Should we boycott everything China? I vote no (for now) because it is unrealistic to ask someone just rendered unemployed by the coronavirus to spend way more on non-Chinese products.  I also think it too early to penalize foreign companies that make their products in China. A large part of my law firm’s business these days is helping foreign companies move their China manufacturing to another country and so I can tell you that this is never easy nor fast. See How to Move Your Manufacturing From China: Rule One, Be Careful. I can also tell you that nearly all our clients who manufacture in China want out of China and are doing what they can to try to that happen. They are cognizant of growing anger with China and how this has and will impact their businesses both within China and worldwide. China’s increasingly bad treatment of foreigners does not exactly make them want to stay either. Should we consciously try to choose products not made in China over those that are? I give a somewhat reluctant yes to this.

Getting countries (like Japan, to which Sullivan cites above) to subsidize their companies leaving China is a good start, and there is increasing talk about the U.S doing something similar. Selective and gradual tariffs on goods that are being competitively made in countries other than China would be good too. Do we boycott the Beijing Winter Olympics? I lean towards this but I also remember how my law school friend, Rudy Chapa, never got to participate in the Olympics because of the 1980 boycott, and it pains me to penalize the athletes. A tourism boycott? I guess so.

So maybe that’s what conscious decoupling means; it’s a sort of crossing the river by feeling the stones or I know it when I see it sort of thing. It’s a “let’s discuss what we should do and start doing it” sort of thing. But that means we need to do that. So please chime in below with your comments, and let’s move this discussion along everywhere else as well. Let’s figure out how to consciously  decouple from China. Now.

NOTE: I know many will view my posting a picture of the Nazi Olympics above as inflammatory and so I feel some explanation of that choice is warranted.
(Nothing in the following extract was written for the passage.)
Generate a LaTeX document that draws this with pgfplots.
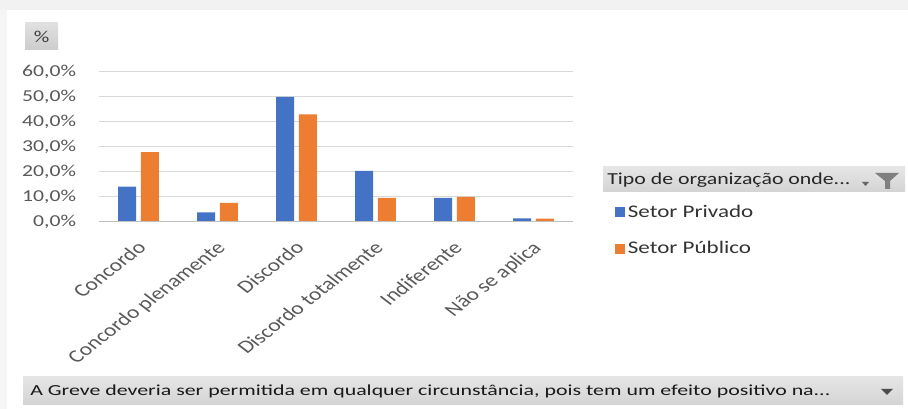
\documentclass[border=0pt]{standalone}
\usepackage{fontspec}
\setmainfont{Carlito}[FakeStretch=1.3]
\newfontfamily\calp{Carlito}
\usepackage{graphicx}
\usepackage{pgfplots}
\pgfplotsset{compat=1.18}
\definecolor{privado}{HTML}{4472C4}
\definecolor{publico}{HTML}{ED7D31}
\definecolor{txt}{HTML}{595959}
\definecolor{gridc}{HTML}{D9D9D9}

\begin{document}
\begin{tikzpicture}
% frame, buttons and field boxes (1 px = 0.75pt, y downwards)
\begin{scope}[x=0.75pt,y=-0.75pt,shift={(0pt,306.75pt)}]
  \useasboundingbox (0,0) rectangle (908,409);
  \fill[white] (0,0) rectangle (908,409);
  \fill[black!5] (0,0) rectangle (908,10);
  \fill[black!4] (0,10) rectangle (7,409);
  % "%" button
  \shade[top color=black!12, bottom color=black!20] (25,23) rectangle (58,50);
  \node[font=\fontsize{12.5}{14}\selectfont, text=black!75] at (41.5,36.5) {\%};
  % legend header
  \shade[top color=black!10, bottom color=black!17] (603,167) rectangle (905,192);
  \node[anchor=west, inner sep=0pt, font=\fontsize{12.6}{15}\selectfont, text=black!85] at (607,180) {Tipo de organização onde...};
  \fill[black!60] (862,182) -- (869,182) -- (865.5,186) -- cycle;
  \fill[black!50] (875,173) -- (899,173) -- (890,181) -- (890,189) -- (885,189) -- (885,181) -- cycle;
  % bottom field box
  \shade[top color=black!10, bottom color=black!17] (23,377) rectangle (903,405);
  \node[anchor=west, inner sep=0pt, text=black!90] at (30,391)
    {\resizebox{600pt}{\height}{\calp\fontsize{11.5}{13}\selectfont A Greve deveria ser permitida em qualquer circunstância, pois tem um efeito positivo na...}};
  \fill[black!70] (881,389) -- (893,389) -- (887,395) -- cycle;
\end{scope}

\begin{axis}[
    at={(74.25pt,140.25pt)}, anchor=south west,
    scale only axis,
    width=355.5pt, height=112.5pt,
    ybar=3.5pt, bar width=13.5pt,
    xmin=-0.5, xmax=5.5, ymin=0, ymax=60,
    xtick={0,...,5},
    xticklabels={Concordo, Concordo plenamente, Discordo, Discordo totalmente, Indiferente, Não se aplica},
    ytick={0,10,...,60},
    yticklabel={\pgfmathprintnumber[fixed,fixed zerofill,precision=1,use comma]{\tick}\%},
    /pgf/number format/assume math mode=true,
    axis line style={draw=none},
    major tick length=0pt,
    ymajorgrids, grid style={gridc, line width=0.75pt},
    yticklabel style={font=\fontsize{12.5}{14}\selectfont, text=txt, inner sep=0pt, xshift=-17pt},
    xticklabel style={font=\calp\fontsize{13.5}{15}\selectfont, text=txt,
        xshift=-2pt, yshift=-12pt, xscale=1.3, rotate=45, anchor=north east, inner sep=1pt},
    legend style={at={(1.08,0.15)}, anchor=north west, draw=none, fill=none,
        font=\fontsize{13.3}{15}\selectfont, text=black!80,
        row sep=12.5pt, cells={anchor=west}},
    legend image code/.code={\fill[#1] (0pt,-3.75pt) rectangle (7.5pt,3.75pt);},
    clip=false,
]
\addplot[fill=privado, draw=none] coordinates {(0,14.1) (1,3.8) (2,50.0) (3,20.4) (4,9.6) (5,1.45)};
\addplot[fill=publico, draw=none] coordinates {(0,27.9) (1,7.6) (2,43.0) (3,9.6) (4,10.0) (5,1.3)};
\legend{Setor Privado, Setor Público}
\draw[black!25, line width=0.75pt] (axis cs:-0.5,0) -- (axis cs:5.5,0);
\end{axis}
\end{tikzpicture}
\end{document}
I do not see the CCP as the equivalent of the Nazis. Not today, anyway.  But I do see the way the world has been responding to China as not too dissimilar from how it responded to Nazi Germany in 1936. The ten stages of genocide is widely considered as the best way to predict (and hopefully prevent) a genocide and I defy anyone to read about those ten stages and then claim China is not nearing a genocide in Xinjiang. Nearing a genocide does not mean a genocide will happen, but it does up the odds and it does mean that we need to be acting to try to prevent it.